### PROBLEM DESCRIPTION
Everything from the first line down to the line containing "from matplotlib.lines import Line2D" is to be retyped exactly, both ends included, with pictures left out.

### DATASET EXCERPT
# # # # #

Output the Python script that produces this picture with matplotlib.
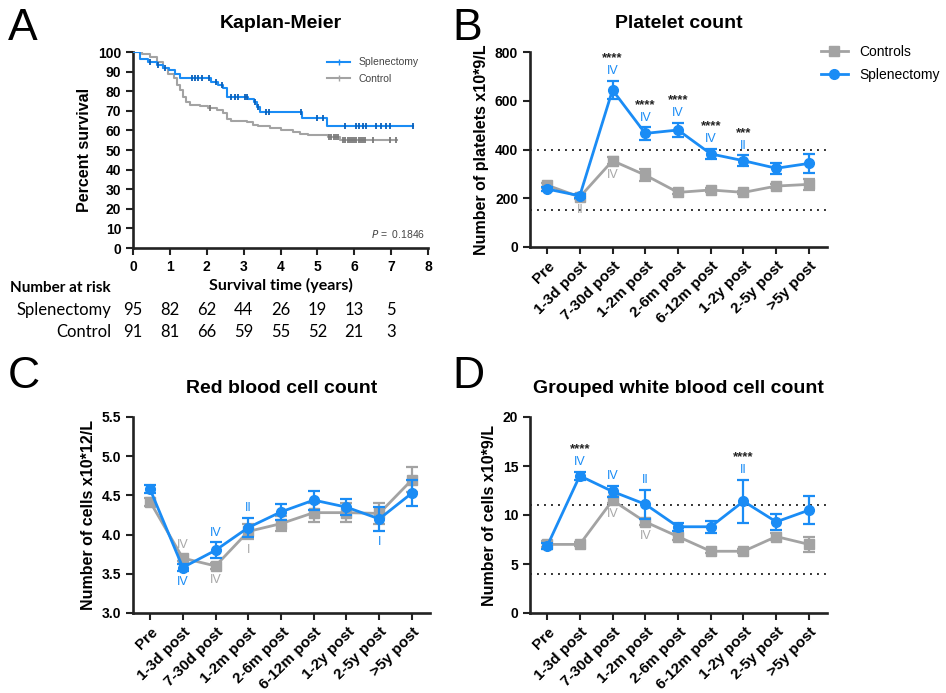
import numpy as np
import matplotlib
matplotlib.use('Agg')
import matplotlib.pyplot as plt
from matplotlib import transforms
from matplotlib.lines import Line2D

plt.rcParams['font.family'] = ['Liberation Sans', 'DejaVu Sans']

BLUE = '#1a8cf5'
GRAY = '#a3a3a3'

# ---------------- Kaplan-Meier data ----------------
splen_times = [0, 0.19, 0.41, 0.64, 0.82, 0.98, 1.14, 1.27, 2.12, 2.3, 2.45, 2.54,
               3.13, 3.27, 3.36, 3.44, 4.57, 5.25, 7.6]
splen_surv = [100, 96.4, 95, 93.4, 92, 90.8, 89, 86.6, 84.9, 83.2, 81.5, 77.2,
              76, 74.5, 72, 69.3, 66.5, 62.2, 62.2]
splen_cens = [0.45, 0.68, 0.86, 1.59, 1.68, 1.77, 1.86, 2.07, 2.24, 2.4, 2.67, 2.76,
              2.85, 3.03, 3.1, 3.3, 3.4, 3.6, 3.7, 4.55, 5.0, 5.14, 5.75, 6.05,
              6.14, 6.23, 6.32, 6.6, 6.72, 6.85, 6.98, 7.58]
ctrl_times = [0, 0.25, 0.46, 0.64, 0.82, 0.95, 1.1, 1.2, 1.28, 1.36, 1.45, 1.55,
              1.82, 2.04, 2.27, 2.45, 2.54, 2.67, 3.1, 3.25, 3.4, 3.71, 4.0, 4.34,
              4.52, 4.75, 5.29, 5.6, 7.15]
ctrl_surv = [100, 98.9, 97.6, 95, 91.7, 89, 86.6, 83.2, 80.6, 77, 74.6, 73,
             72.6, 71.6, 70.4, 68.7, 66, 64.8, 64.1, 63, 62, 61, 60, 59,
             58, 57.4, 56.6, 55.2, 55.2]
ctrl_cens = [2.1, 5.32, 5.38, 5.44, 5.5, 5.56, 5.7, 5.76, 5.82, 5.88, 5.94, 6.0,
             6.06, 6.12, 6.18, 6.24, 6.3, 6.5, 6.98, 7.12]
risk_times = [0, 1, 2, 3, 4, 5, 6, 7]
risk_splen = [95, 82, 62, 44, 26, 19, 13, 5]
risk_ctrl = [91, 81, 66, 59, 55, 52, 21, 3]
p_value = '0.1846'

# ---------------- Category panels ----------------
categories = ['Pre', '1-3d post', '7-30d post', '1-2m post', '2-6m post',
              '6-12m post', '1-2y post', '2-5y post', '>5y post']

plt_ctrl = [254, 205, 354, 295, 224, 234, 224, 250, 257]
plt_ctrl_err = [10, 8, 15, 25, 8, 10, 6, 8, 22]
plt_spl = [238, 210, 644, 466, 480, 382, 354, 323, 343]
plt_spl_err = [10, 8, 38, 25, 30, 22, 22, 22, 38]
plt_refs = [400, 150]

rbc_ctrl = [4.42, 3.70, 3.60, 4.04, 4.14, 4.28, 4.28, 4.27, 4.70]
rbc_ctrl_err = [0.05, 0.04, 0.04, 0.1, 0.1, 0.12, 0.12, 0.13, 0.16]
rbc_spl = [4.58, 3.58, 3.80, 4.09, 4.29, 4.44, 4.35, 4.20, 4.53]
rbc_spl_err = [0.05, 0.04, 0.1, 0.12, 0.1, 0.12, 0.1, 0.15, 0.17]

wbc_ctrl = [7.0, 7.0, 11.5, 9.3, 7.8, 6.3, 6.3, 7.8, 7.0]
wbc_ctrl_err = [0.3, 0.2, 0.3, 0.3, 0.3, 0.2, 0.2, 0.4, 0.8]
wbc_spl = [6.8, 14.0, 12.4, 11.1, 8.8, 8.8, 11.4, 9.3, 10.5]
wbc_spl_err = [0.3, 0.4, 0.6, 1.5, 0.4, 0.6, 2.2, 0.8, 1.4]
wbc_refs = [11, 4]

# annotations: (index, series, side, label)
plt_marks = [(2, 'spl', 'up', 'IV'), (3, 'spl', 'up', 'IV'), (4, 'spl', 'up', 'IV'),
             (5, 'spl', 'up', 'IV'), (6, 'spl', 'up', 'II'),
             (2, 'ctrl', 'down', 'IV'), (1, 'ctrl', 'down', 'II')]
plt_stars = [(2, '****'), (3, '****'), (4, '****'), (5, '****'), (6, '***')]
rbc_marks = [(1, 'ctrl', 'up', 'IV'), (1, 'spl', 'down', 'IV'), (2, 'spl', 'up', 'IV'),
             (2, 'ctrl', 'down', 'IV'), (3, 'spl', 'up', 'II'), (3, 'ctrl', 'down', 'I'),
             (7, 'spl', 'down', 'I')]
rbc_stars = []
wbc_marks = [(1, 'spl', 'up', 'IV'), (2, 'spl', 'up', 'IV'), (3, 'spl', 'up', 'II'),
             (2, 'ctrl', 'down', 'IV'), (3, 'ctrl', 'down', 'IV'), (6, 'spl', 'up', 'II')]
wbc_stars = [(1, '****'), (6, '****')]

W, H = 946, 693
fig = plt.figure(figsize=(W / 100, H / 100), dpi=100)


def px_axes(l, t, r, b):
    return fig.add_axes([l / W, 1 - b / H, (r - l) / W, (b - t) / H])


def style(ax, xsize=10):
    for s in ['top', 'right']:
        ax.spines[s].set_visible(False)
    for s in ['left', 'bottom']:
        ax.spines[s].set_linewidth(1.9)
        ax.spines[s].set_color('#222222')
    ax.tick_params(width=1.5, length=5, color='#222222', labelsize=10)
    ax.tick_params(axis='x', labelsize=xsize)
    for lab in ax.get_xticklabels() + ax.get_yticklabels():
        lab.set_fontweight('bold')


# ---------------- Panel A ----------------
axA = px_axes(133, 52, 428, 248)
axA.step(ctrl_times, ctrl_surv, where='post', color=GRAY, lw=1.5, zorder=2)
axA.step(splen_times, splen_surv, where='post', color=BLUE, lw=1.5, zorder=3)


def surv_at(times, surv, t):
    i = np.searchsorted(times, t, side='right') - 1
    return np.asarray(surv)[i]


axA.plot(ctrl_cens, surv_at(ctrl_times, ctrl_surv, ctrl_cens), ls='none', marker='|',
         ms=5, mew=1.3, color='#7a7a7a', zorder=2)
axA.plot(splen_cens, surv_at(splen_times, splen_surv, splen_cens), ls='none', marker='|',
         ms=5, mew=1.3, color='#0b5fb8', zorder=3)
axA.set_xlim(0, 8)
axA.set_ylim(0, 100)
axA.set_xticks(range(0, 9))
axA.set_yticks(range(0, 101, 10))
style(axA)
axA.set_ylabel('Percent survival', fontsize=11.5, fontweight='bold', labelpad=4)
axA.set_title('Kaplan-Meier', fontsize=14, fontweight='bold', pad=17)
legA = axA.legend(handles=[Line2D([], [], color=BLUE, lw=1.5, marker='|', ms=5),
                           Line2D([], [], color=GRAY, lw=1.5, marker='|', ms=5)],
                  labels=['Splenectomy', 'Control'], loc='upper right',
                  bbox_to_anchor=(1.0, 1.02), frameon=False, fontsize=7.5,
                  handlelength=2.2, labelcolor='#444444', labelspacing=0.6)
axA.text(0.99, 0.04, '$P$ =  ' + p_value, transform=axA.transAxes, ha='right',
         va='bottom', fontsize=7.5, color='#444444')

tr = transforms.blended_transform_factory(axA.transData, fig.transFigure)
tfont = ['Lato', 'DejaVu Sans']
axA.text(4, 1 - 285 / H, 'Survival time (years)', transform=tr, ha='center', va='center',
         fontsize=11.5, fontweight='bold', family=tfont, clip_on=False)
fig.text(10 / W, 1 - 288 / H, 'Number at risk', ha='left', va='center', fontsize=11,
         fontweight='bold', family=tfont)
fig.text(111 / W, 1 - 310 / H, 'Splenectomy', ha='right', va='center', fontsize=12,
         family=tfont)
fig.text(111 / W, 1 - 332 / H, 'Control', ha='right', va='center', fontsize=12,
         family=tfont)
for t, a, b in zip(risk_times, risk_splen, risk_ctrl):
    axA.text(t, 1 - 310 / H, str(a), transform=tr, ha='center', va='center',
             fontsize=12, family=tfont, clip_on=False)
    axA.text(t, 1 - 332 / H, str(b), transform=tr, ha='center', va='center',
             fontsize=12, family=tfont, clip_on=False)


# ---------------- Category panels ----------------
def cat_panel(ax, ctrl, ctrl_err, spl, spl_err, ylim, yticks, refs, title, ylabel,
              marks, stars, tick_fmt):
    x = np.arange(len(categories))
    for r in refs:
        ax.axhline(r, color='#333333', ls=(0, (1, 2.6)), lw=1.4, zorder=1)
    ax.errorbar(x, ctrl, yerr=ctrl_err, color=GRAY, marker='s', ms=7, lw=2,
                capsize=4, capthick=1.6, elinewidth=1.6, zorder=3)
    ax.errorbar(x, spl, yerr=spl_err, color=BLUE, marker='o', ms=7, lw=2,
                capsize=4, capthick=1.6, elinewidth=1.6, zorder=4)
    data = {'ctrl': (ctrl, ctrl_err, '#a8a8a8'), 'spl': (spl, spl_err, BLUE)}
    for idx, ser, side, lab in marks:
        v, e, c = data[ser]
        if side == 'up':
            ax.annotate(lab, (idx, v[idx] + e[idx]), xytext=(0, 7), textcoords='offset points',
                        ha='center', va='center', fontsize=9, color=c)
        else:
            ax.annotate(lab, (idx, v[idx] - e[idx]), xytext=(0, -8), textcoords='offset points',
                        ha='center', va='center', fontsize=9, color=c)
    for idx, s in stars:
        ax.annotate(s, (idx, spl[idx] + spl_err[idx]), xytext=(0, 16),
                    textcoords='offset points', ha='center', va='center', fontsize=9.5,
                    fontweight='bold', color='#222222')
    ax.set_xlim(-0.52, 8.55)
    ax.set_ylim(*ylim)
    ax.set_yticks(yticks)
    ax.set_yticklabels([tick_fmt.format(t) for t in yticks])
    ax.set_xticks(x)
    ax.set_xticklabels(categories, rotation=45, ha='right', va='center',
                       rotation_mode='anchor')
    style(ax, xsize=11)
    ax.tick_params(axis='x', pad=7)
    ax.set_title(title, fontsize=14, fontweight='bold', pad=17)
    ax.set_ylabel(ylabel, fontsize=11.5, fontweight='bold', labelpad=4)
    for lab in ax.get_xticklabels():
        lab.set_transform(lab.get_transform() +
                          transforms.ScaledTranslation(4 / 72, 0, fig.dpi_scale_trans))


axB = px_axes(530, 52, 827, 247)
cat_panel(axB, plt_ctrl, plt_ctrl_err, plt_spl, plt_spl_err, (0, 800), [0, 200, 400, 600, 800],
          plt_refs, 'Platelet count', 'Number of platelets x10*9/L', plt_marks, plt_stars, '{:.0f}')
fig.legend(handles=[Line2D([], [], color=GRAY, lw=2, marker='s', ms=7),
                    Line2D([], [], color=BLUE, lw=2, marker='o', ms=7)],
           labels=['Controls', 'Splenectomy'], loc='upper left',
           bbox_to_anchor=(808 / W, 1 - 32 / H), frameon=False, fontsize=10,
           handlelength=2.0, handletextpad=0.8, labelspacing=0.65)

axC = px_axes(133, 417, 430, 613)
cat_panel(axC, rbc_ctrl, rbc_ctrl_err, rbc_spl, rbc_spl_err, (3.0, 5.5),
          [3.0, 3.5, 4.0, 4.5, 5.0, 5.5], [], 'Red blood cell count',
          'Number of cells x10*12/L', rbc_marks, rbc_stars, '{:.1f}')

axD = px_axes(530, 417, 827, 613)
cat_panel(axD, wbc_ctrl, wbc_ctrl_err, wbc_spl, wbc_spl_err, (0, 20), [0, 5, 10, 15, 20],
          wbc_refs, 'Grouped white blood cell count', 'Number of cells x10*9/L',
          wbc_marks, wbc_stars, '{:.0f}')

# panel letters
for lab, xx, yy in [('A', 8, 8), ('B', 452, 8), ('C', 8, 356), ('D', 452, 356)]:
    fig.text(xx / W, 1 - yy / H, lab, ha='left', va='top', fontsize=32)

fig.savefig('out.png', dpi=100)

# # # # #

### WRITTEN RESPONSE
Output the Python script that produces this picture with matplotlib.
import numpy as np
import matplotlib
matplotlib.use('Agg')
import matplotlib.pyplot as plt
from matplotlib import transforms
from matplotlib.lines import Line2D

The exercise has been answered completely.